REQUIREMENTS
Count every line that has "script" in it and give the total, nothing more.

SUPPLIED RECORDS

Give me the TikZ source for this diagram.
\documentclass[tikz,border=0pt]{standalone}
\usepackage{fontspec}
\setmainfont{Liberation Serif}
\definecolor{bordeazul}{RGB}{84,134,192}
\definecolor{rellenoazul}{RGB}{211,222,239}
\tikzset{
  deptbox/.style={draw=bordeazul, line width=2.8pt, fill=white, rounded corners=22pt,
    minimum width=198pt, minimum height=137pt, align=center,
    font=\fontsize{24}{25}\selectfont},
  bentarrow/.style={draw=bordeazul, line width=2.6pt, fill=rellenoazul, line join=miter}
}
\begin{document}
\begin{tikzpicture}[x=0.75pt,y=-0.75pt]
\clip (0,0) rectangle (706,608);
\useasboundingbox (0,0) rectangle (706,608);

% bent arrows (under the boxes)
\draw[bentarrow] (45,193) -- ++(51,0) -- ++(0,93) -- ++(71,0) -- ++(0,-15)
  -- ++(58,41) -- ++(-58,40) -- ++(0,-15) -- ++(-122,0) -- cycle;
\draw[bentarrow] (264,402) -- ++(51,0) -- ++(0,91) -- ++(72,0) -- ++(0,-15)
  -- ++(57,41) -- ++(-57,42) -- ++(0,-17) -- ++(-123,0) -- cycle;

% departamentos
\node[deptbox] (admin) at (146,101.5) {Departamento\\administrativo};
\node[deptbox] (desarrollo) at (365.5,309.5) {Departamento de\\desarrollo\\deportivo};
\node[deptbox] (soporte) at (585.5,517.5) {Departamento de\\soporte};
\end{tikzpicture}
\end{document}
--
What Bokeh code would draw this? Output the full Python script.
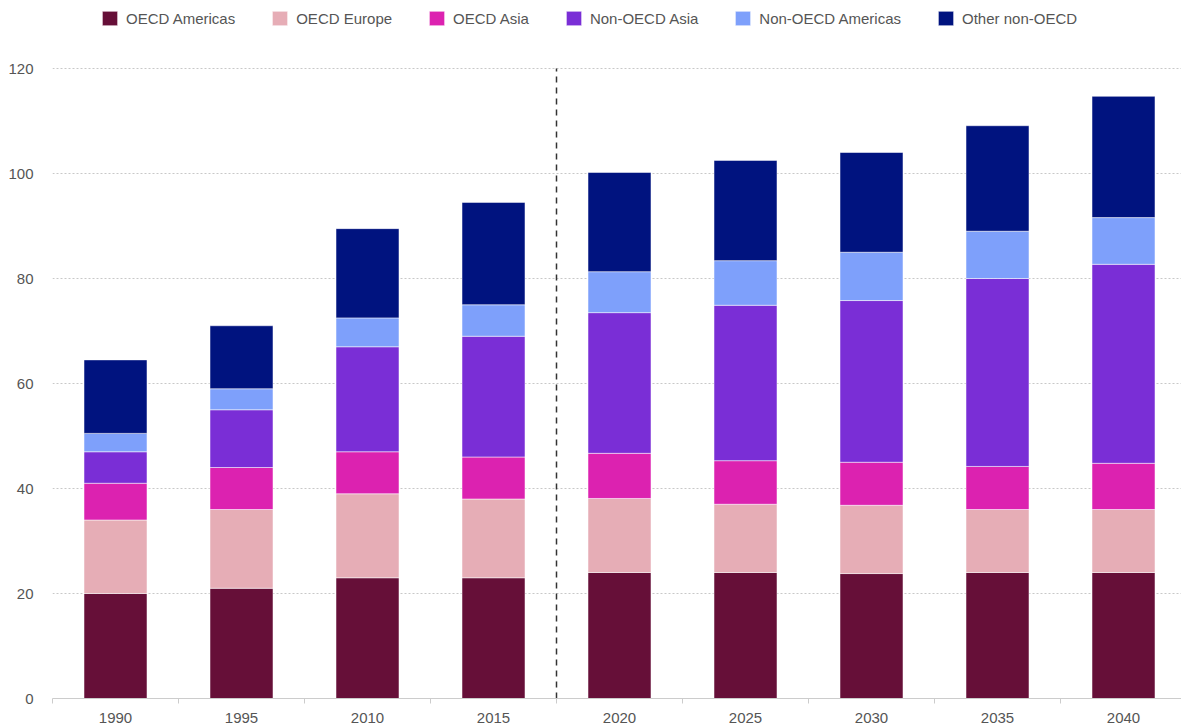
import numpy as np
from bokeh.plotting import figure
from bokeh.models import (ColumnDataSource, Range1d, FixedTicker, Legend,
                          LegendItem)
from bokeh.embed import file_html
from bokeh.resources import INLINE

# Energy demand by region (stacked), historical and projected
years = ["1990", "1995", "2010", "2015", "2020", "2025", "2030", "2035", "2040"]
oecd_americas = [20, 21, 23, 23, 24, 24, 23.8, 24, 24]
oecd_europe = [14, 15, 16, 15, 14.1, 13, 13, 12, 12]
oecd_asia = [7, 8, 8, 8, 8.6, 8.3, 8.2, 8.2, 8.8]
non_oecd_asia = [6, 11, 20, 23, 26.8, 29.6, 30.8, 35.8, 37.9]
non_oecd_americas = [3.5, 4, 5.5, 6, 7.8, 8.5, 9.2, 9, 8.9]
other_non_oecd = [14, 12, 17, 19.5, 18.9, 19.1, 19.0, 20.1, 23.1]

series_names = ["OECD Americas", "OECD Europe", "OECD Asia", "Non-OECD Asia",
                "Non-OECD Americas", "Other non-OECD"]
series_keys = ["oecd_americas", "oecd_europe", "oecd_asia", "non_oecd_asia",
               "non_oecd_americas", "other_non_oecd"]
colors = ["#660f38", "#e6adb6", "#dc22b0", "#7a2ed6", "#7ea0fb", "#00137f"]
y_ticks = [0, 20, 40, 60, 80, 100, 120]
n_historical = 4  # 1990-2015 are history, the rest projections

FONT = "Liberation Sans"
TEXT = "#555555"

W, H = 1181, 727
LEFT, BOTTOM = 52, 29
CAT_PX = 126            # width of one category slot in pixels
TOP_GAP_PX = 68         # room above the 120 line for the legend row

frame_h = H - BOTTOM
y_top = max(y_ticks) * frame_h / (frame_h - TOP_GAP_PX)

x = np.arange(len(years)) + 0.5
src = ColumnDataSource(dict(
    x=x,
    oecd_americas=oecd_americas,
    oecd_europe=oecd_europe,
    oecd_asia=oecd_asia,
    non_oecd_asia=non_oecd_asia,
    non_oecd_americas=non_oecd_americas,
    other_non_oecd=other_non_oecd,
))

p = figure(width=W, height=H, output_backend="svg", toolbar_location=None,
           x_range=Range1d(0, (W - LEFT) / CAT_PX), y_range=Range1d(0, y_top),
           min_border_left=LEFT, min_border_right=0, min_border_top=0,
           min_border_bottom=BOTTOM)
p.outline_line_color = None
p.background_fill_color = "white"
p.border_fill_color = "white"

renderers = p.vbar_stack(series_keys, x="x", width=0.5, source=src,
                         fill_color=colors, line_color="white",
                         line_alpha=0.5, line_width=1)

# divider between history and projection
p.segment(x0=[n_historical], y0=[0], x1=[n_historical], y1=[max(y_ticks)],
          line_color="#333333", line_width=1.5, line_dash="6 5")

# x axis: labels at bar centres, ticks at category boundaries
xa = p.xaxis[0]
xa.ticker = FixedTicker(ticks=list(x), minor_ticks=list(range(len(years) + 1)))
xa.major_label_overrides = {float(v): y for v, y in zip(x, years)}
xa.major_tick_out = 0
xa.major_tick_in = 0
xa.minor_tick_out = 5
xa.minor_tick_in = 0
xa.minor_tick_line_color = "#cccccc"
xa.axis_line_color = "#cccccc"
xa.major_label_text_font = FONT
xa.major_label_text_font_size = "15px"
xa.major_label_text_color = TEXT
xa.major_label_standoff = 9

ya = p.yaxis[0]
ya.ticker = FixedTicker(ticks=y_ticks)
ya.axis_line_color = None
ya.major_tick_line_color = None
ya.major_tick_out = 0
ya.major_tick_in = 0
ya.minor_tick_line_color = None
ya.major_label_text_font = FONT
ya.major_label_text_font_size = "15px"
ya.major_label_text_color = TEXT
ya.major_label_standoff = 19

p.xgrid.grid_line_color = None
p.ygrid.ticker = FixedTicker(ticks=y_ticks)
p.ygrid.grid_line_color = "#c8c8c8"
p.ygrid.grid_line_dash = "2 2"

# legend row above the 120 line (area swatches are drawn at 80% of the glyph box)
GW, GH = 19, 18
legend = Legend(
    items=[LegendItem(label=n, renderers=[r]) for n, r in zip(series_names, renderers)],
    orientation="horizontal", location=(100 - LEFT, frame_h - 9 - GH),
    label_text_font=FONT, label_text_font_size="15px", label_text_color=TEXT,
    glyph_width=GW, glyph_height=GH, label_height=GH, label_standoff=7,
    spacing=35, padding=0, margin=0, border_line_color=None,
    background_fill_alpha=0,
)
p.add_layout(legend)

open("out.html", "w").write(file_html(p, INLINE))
---
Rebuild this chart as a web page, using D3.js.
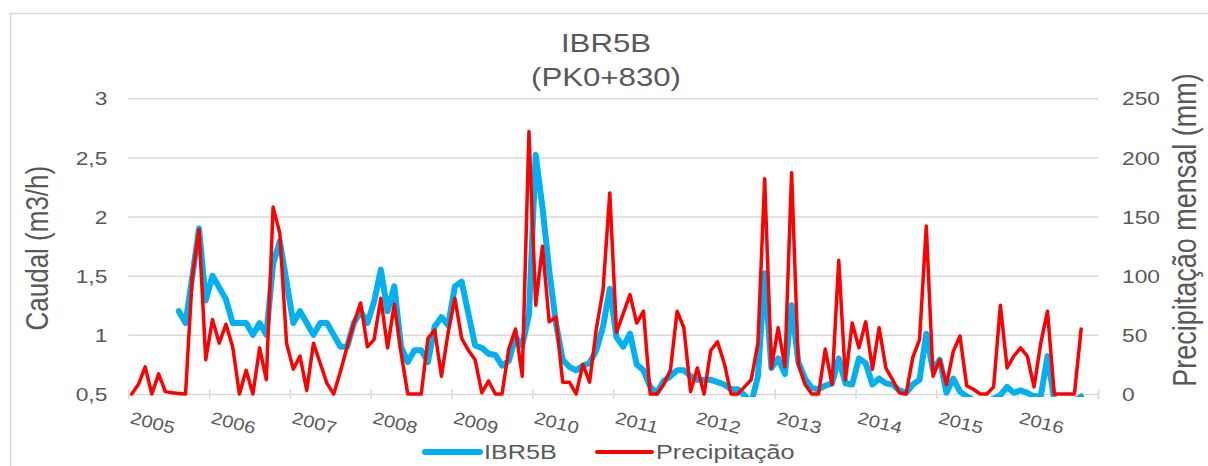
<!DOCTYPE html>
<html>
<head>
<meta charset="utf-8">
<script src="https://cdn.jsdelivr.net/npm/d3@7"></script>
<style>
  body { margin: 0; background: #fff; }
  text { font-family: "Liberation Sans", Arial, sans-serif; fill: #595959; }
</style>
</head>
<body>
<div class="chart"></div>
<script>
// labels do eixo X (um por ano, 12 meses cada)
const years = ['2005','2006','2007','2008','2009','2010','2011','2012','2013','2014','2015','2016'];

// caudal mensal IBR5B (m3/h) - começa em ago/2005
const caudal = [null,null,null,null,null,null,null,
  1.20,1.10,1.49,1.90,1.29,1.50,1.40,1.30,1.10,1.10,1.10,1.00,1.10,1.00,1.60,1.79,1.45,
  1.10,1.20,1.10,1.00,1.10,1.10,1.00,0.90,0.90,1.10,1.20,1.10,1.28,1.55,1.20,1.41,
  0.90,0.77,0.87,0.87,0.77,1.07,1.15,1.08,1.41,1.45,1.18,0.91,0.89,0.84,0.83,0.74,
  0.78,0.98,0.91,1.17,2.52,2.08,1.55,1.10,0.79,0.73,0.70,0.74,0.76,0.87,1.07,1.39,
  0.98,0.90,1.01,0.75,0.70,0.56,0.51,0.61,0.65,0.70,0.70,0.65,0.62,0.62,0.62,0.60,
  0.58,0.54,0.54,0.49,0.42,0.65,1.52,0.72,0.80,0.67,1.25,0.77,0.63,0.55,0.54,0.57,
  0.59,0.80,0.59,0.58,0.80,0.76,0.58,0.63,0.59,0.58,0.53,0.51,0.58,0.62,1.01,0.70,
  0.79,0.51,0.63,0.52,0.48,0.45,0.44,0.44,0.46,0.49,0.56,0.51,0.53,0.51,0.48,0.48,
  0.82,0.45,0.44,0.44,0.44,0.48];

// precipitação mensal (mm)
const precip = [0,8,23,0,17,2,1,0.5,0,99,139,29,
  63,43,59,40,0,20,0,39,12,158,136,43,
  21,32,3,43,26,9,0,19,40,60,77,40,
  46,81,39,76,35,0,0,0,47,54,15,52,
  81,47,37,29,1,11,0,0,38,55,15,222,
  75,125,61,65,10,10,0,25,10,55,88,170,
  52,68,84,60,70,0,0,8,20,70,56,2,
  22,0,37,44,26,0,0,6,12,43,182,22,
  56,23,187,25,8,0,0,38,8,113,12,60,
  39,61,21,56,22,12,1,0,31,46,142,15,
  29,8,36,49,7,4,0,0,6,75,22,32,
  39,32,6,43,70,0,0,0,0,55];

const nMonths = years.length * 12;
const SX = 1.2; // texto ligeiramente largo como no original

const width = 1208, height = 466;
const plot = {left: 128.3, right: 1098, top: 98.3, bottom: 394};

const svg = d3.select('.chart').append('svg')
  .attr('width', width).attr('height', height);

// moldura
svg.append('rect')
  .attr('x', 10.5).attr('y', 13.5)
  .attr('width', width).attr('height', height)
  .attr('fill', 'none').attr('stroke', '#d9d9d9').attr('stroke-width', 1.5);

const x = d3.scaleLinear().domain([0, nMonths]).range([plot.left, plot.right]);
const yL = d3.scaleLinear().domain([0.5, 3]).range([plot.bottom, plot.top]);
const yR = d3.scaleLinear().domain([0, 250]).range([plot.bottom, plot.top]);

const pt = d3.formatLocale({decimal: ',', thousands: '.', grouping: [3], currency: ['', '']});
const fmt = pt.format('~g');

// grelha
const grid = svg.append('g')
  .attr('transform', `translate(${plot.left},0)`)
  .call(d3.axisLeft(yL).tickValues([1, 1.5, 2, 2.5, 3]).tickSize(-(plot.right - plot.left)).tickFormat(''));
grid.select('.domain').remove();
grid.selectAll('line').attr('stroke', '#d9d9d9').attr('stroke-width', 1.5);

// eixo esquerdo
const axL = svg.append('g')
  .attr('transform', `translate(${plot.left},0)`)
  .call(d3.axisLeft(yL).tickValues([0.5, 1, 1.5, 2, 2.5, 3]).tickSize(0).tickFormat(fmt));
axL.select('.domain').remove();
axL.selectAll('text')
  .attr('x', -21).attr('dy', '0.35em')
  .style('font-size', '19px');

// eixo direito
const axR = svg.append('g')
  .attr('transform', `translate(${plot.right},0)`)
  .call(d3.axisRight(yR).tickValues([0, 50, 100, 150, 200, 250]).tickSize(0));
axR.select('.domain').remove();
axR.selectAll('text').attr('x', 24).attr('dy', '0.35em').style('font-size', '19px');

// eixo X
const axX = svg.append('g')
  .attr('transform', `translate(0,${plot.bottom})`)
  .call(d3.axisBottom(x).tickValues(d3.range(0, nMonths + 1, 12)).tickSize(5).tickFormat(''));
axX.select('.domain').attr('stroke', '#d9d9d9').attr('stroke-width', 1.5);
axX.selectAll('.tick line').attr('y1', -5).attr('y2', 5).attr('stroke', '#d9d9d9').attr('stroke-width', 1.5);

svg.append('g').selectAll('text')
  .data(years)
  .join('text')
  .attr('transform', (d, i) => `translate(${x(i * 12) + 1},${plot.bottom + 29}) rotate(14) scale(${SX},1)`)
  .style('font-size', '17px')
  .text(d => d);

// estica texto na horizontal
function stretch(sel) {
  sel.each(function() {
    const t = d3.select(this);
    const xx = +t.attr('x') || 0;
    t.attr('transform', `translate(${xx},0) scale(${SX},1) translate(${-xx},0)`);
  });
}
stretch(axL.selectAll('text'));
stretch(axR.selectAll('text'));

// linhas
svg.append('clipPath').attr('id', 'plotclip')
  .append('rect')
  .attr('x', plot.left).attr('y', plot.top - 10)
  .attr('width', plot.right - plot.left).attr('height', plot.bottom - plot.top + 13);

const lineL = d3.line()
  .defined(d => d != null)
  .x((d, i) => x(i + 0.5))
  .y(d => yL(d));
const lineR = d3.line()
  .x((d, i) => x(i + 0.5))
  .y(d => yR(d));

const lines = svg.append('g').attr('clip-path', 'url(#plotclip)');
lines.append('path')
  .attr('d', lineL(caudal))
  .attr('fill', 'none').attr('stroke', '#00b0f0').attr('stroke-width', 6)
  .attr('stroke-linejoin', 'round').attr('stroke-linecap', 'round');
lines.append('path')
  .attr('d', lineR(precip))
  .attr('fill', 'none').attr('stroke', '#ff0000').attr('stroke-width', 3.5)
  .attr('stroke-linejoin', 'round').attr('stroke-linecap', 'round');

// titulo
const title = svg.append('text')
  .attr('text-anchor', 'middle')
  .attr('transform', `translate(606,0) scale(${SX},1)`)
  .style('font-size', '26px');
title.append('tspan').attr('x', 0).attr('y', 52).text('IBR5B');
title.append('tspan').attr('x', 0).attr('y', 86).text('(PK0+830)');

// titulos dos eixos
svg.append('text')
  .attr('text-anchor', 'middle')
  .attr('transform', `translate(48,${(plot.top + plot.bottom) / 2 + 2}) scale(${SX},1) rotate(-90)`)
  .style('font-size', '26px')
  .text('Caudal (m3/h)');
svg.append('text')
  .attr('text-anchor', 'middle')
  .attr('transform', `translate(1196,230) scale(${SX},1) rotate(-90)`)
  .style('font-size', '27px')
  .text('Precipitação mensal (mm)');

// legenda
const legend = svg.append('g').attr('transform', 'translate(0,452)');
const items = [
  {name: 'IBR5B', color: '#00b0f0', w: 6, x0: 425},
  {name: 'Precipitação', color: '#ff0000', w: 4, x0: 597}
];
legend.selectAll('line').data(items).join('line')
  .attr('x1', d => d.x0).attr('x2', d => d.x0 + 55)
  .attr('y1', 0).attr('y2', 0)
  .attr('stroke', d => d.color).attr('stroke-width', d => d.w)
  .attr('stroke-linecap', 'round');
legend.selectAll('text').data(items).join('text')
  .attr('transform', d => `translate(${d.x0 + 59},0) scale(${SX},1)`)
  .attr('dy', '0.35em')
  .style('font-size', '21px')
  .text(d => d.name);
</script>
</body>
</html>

WRITTEN SOLUTION
4